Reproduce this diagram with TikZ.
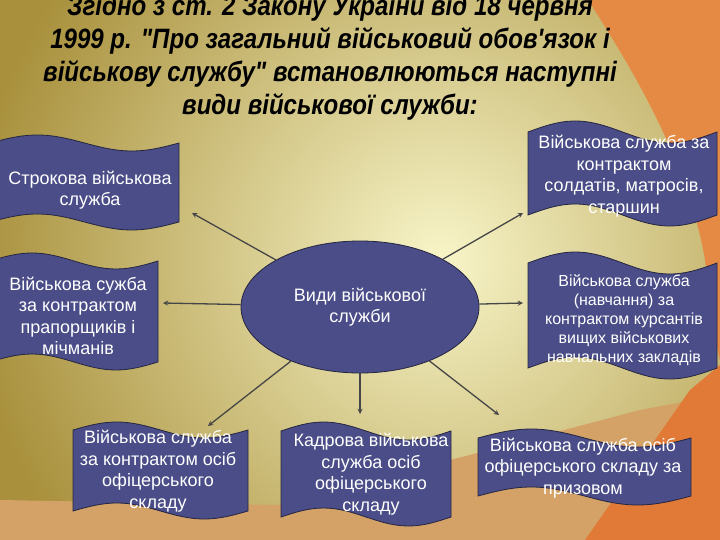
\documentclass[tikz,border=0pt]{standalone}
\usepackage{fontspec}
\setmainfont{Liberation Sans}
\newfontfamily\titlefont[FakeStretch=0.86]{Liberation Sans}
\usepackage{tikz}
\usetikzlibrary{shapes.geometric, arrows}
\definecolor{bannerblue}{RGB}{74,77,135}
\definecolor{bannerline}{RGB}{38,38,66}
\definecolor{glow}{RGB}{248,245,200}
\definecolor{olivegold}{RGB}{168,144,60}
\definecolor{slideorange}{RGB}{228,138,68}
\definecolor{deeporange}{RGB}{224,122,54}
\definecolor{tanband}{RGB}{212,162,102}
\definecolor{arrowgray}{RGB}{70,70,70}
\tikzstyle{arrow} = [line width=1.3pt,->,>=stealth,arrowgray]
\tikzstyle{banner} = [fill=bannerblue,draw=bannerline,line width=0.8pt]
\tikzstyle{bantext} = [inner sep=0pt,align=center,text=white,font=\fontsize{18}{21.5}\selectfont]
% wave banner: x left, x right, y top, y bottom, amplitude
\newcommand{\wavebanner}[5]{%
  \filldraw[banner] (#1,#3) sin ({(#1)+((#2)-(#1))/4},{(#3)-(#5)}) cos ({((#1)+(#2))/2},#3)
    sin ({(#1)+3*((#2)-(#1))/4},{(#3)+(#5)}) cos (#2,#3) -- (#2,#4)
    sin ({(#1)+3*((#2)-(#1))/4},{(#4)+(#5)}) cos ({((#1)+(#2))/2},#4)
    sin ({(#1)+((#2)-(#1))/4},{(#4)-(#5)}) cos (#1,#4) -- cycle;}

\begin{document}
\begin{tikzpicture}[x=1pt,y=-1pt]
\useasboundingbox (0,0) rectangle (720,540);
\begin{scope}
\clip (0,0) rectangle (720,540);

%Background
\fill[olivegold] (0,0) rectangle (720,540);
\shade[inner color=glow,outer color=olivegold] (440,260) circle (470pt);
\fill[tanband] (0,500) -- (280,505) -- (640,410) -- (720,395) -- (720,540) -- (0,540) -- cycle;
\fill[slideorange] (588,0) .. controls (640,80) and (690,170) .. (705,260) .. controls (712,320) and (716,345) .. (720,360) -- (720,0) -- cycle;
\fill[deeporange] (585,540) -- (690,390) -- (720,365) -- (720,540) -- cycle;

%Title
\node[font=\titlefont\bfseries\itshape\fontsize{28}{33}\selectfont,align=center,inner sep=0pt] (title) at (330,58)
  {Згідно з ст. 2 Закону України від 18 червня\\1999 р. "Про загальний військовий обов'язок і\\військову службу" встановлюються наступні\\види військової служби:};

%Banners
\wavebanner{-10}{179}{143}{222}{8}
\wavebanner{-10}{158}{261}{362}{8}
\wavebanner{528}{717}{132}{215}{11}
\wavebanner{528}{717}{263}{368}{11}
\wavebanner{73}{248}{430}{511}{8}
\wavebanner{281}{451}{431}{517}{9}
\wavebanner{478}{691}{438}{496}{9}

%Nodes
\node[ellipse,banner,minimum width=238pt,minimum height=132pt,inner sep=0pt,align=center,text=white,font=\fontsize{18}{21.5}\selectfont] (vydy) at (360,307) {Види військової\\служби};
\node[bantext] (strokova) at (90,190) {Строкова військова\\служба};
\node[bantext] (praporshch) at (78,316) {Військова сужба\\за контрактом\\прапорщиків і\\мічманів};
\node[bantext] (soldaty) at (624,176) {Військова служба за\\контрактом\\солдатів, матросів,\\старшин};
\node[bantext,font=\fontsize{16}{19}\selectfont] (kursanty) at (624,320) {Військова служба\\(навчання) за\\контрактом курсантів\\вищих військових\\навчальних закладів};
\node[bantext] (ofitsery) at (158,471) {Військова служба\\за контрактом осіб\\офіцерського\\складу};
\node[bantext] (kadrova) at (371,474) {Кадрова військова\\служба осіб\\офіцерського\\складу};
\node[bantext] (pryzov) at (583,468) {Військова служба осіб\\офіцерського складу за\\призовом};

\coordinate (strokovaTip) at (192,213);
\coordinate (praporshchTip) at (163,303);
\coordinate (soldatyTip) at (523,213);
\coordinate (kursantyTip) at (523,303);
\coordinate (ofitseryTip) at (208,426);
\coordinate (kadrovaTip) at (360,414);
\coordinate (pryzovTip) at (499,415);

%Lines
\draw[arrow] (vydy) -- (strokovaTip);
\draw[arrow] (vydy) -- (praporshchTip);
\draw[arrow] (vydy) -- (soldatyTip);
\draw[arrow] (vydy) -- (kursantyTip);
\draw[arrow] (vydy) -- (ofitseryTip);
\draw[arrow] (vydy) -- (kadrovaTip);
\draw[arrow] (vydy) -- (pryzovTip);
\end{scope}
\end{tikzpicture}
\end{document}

○ ○ ○ ○ ○ ○ ○

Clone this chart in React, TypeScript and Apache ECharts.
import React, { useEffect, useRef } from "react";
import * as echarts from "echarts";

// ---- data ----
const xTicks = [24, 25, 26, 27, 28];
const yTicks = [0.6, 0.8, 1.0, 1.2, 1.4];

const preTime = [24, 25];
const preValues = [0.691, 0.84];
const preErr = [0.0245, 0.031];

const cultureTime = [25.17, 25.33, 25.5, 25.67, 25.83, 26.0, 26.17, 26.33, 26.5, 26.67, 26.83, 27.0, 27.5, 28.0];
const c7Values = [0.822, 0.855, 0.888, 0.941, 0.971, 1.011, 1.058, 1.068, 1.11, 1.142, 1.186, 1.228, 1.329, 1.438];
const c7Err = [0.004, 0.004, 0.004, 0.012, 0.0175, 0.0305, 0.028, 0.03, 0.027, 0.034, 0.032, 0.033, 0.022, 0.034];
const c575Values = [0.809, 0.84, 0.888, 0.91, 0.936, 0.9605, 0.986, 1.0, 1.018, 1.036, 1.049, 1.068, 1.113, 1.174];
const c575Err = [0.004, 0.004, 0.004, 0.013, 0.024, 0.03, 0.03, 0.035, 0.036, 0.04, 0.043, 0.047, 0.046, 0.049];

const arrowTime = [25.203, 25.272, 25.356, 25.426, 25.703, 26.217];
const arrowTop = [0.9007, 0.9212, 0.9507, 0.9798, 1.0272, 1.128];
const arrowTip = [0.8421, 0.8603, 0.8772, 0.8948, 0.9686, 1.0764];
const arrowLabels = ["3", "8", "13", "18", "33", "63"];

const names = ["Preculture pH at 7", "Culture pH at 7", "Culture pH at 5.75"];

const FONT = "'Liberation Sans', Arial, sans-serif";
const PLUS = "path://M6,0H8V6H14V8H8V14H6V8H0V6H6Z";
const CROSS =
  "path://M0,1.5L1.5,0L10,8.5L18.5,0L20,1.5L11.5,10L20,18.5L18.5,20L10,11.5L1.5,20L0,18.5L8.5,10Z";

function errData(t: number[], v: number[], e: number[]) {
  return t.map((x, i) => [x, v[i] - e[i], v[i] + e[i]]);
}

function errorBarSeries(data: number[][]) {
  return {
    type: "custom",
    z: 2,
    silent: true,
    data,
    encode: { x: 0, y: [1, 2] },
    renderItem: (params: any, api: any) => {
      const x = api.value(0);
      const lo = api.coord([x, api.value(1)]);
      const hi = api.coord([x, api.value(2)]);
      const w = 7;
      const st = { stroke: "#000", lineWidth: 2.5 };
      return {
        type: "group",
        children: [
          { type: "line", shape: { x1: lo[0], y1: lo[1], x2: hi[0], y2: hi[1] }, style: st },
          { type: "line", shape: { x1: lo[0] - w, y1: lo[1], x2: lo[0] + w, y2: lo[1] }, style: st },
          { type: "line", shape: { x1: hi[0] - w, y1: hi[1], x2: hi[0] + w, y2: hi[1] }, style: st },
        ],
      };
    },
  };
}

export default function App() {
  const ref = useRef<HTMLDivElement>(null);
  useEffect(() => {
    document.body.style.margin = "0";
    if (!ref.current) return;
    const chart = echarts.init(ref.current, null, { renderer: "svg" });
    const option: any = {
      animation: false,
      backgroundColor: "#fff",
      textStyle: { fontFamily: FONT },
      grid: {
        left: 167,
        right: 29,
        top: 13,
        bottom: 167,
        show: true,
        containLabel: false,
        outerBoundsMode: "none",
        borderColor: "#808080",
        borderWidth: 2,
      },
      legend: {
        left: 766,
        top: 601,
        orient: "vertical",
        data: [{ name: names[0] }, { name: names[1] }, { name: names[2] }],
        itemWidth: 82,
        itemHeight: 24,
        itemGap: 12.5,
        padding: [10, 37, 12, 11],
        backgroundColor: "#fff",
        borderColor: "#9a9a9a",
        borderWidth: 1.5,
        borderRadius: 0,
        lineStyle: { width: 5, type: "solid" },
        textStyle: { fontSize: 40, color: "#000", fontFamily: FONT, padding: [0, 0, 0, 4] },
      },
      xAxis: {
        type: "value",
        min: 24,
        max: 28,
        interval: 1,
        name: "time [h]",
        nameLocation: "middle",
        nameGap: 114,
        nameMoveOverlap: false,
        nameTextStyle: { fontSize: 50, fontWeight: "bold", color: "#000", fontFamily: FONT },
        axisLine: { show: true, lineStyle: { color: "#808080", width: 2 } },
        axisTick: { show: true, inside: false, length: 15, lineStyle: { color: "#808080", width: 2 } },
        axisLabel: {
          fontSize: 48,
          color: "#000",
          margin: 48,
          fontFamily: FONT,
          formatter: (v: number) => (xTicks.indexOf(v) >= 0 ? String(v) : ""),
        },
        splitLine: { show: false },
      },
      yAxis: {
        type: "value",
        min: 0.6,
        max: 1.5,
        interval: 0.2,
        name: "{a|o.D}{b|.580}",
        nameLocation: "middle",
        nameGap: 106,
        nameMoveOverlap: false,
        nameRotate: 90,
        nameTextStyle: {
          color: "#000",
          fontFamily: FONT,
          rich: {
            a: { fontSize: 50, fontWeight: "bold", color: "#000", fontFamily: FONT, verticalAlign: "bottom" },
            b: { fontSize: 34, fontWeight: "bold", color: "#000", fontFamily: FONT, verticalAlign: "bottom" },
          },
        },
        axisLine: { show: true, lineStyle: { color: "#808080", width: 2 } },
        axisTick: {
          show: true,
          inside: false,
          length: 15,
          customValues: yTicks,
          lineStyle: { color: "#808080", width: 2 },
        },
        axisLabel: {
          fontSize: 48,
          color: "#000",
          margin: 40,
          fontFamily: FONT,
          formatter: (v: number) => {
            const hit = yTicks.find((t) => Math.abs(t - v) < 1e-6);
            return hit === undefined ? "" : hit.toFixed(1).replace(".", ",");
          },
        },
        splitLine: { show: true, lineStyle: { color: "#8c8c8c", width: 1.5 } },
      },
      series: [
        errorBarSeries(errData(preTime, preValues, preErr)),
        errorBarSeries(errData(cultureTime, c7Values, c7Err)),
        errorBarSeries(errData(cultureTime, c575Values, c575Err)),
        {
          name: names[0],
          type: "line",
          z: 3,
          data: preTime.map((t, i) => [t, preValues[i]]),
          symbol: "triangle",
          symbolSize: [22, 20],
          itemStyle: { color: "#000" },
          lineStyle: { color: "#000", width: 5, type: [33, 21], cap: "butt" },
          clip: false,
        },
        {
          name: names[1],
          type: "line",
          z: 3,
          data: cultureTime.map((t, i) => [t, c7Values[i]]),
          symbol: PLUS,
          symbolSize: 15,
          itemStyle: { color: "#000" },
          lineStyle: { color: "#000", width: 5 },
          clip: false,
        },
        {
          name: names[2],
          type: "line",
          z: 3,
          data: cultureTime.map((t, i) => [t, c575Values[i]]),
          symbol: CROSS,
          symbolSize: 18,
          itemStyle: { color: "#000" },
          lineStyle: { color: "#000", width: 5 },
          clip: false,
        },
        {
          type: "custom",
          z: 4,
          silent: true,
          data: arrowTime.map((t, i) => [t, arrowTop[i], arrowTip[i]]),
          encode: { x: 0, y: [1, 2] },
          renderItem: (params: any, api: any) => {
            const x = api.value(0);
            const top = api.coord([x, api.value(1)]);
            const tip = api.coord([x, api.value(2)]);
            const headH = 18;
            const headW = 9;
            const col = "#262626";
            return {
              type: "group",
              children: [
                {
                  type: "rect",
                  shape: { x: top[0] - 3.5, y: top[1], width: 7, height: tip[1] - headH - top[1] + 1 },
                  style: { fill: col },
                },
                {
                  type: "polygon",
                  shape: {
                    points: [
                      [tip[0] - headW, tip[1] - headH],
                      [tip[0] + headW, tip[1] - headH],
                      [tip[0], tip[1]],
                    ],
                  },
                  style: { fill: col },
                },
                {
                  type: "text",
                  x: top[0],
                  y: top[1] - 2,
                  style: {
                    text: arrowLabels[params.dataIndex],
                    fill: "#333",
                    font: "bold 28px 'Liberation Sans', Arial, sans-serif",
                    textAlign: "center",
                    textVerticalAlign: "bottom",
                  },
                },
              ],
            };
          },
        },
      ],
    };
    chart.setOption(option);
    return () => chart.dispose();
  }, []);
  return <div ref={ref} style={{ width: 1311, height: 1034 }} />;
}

○ ○ ○ ○ ○ ○ ○

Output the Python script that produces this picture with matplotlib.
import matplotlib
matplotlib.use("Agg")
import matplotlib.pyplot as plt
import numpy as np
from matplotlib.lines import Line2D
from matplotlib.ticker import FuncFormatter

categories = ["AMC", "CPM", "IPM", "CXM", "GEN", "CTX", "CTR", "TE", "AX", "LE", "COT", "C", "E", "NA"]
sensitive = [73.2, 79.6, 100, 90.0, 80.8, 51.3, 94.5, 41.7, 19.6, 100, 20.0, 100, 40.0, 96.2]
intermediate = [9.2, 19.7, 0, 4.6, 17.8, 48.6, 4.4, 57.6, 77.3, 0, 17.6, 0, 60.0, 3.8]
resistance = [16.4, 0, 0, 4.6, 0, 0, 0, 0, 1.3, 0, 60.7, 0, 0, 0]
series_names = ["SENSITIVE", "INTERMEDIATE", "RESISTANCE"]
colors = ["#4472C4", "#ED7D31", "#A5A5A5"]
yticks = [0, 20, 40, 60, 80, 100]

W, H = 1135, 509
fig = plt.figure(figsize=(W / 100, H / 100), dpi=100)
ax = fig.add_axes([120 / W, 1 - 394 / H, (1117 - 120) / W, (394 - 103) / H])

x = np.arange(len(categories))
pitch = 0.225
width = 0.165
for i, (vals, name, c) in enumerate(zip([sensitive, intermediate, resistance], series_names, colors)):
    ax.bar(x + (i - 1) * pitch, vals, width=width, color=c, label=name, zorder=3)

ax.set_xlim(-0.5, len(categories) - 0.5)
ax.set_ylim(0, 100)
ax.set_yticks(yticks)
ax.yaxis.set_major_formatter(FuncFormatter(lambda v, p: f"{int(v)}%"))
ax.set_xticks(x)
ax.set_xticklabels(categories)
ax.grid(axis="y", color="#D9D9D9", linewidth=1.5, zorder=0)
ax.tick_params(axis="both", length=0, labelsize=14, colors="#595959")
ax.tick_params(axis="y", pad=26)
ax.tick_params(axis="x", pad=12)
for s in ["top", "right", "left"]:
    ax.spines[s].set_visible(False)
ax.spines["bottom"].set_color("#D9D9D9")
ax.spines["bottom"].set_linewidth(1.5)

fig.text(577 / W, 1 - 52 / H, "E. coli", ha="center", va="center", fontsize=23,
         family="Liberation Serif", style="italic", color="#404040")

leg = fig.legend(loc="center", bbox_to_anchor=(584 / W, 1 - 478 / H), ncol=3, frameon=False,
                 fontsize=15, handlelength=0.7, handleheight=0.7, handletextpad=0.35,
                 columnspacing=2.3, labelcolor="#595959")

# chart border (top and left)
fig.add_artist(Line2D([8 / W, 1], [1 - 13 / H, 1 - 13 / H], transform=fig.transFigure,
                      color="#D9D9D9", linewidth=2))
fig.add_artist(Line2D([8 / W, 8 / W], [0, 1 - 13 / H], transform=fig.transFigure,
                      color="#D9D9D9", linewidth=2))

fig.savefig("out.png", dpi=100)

○ ○ ○ ○ ○ ○ ○

## SHORT EXERCISE
Retype the entries above exactly, but only from the line containing "Output the Python" through the line containing "from matplotlib.ticker import FuncFormatter", both included.

## WRITTEN REPLY
Output the Python script that produces this picture with matplotlib.
import matplotlib
matplotlib.use("Agg")
import matplotlib.pyplot as plt
import numpy as np
from matplotlib.lines import Line2D
from matplotlib.ticker import FuncFormatter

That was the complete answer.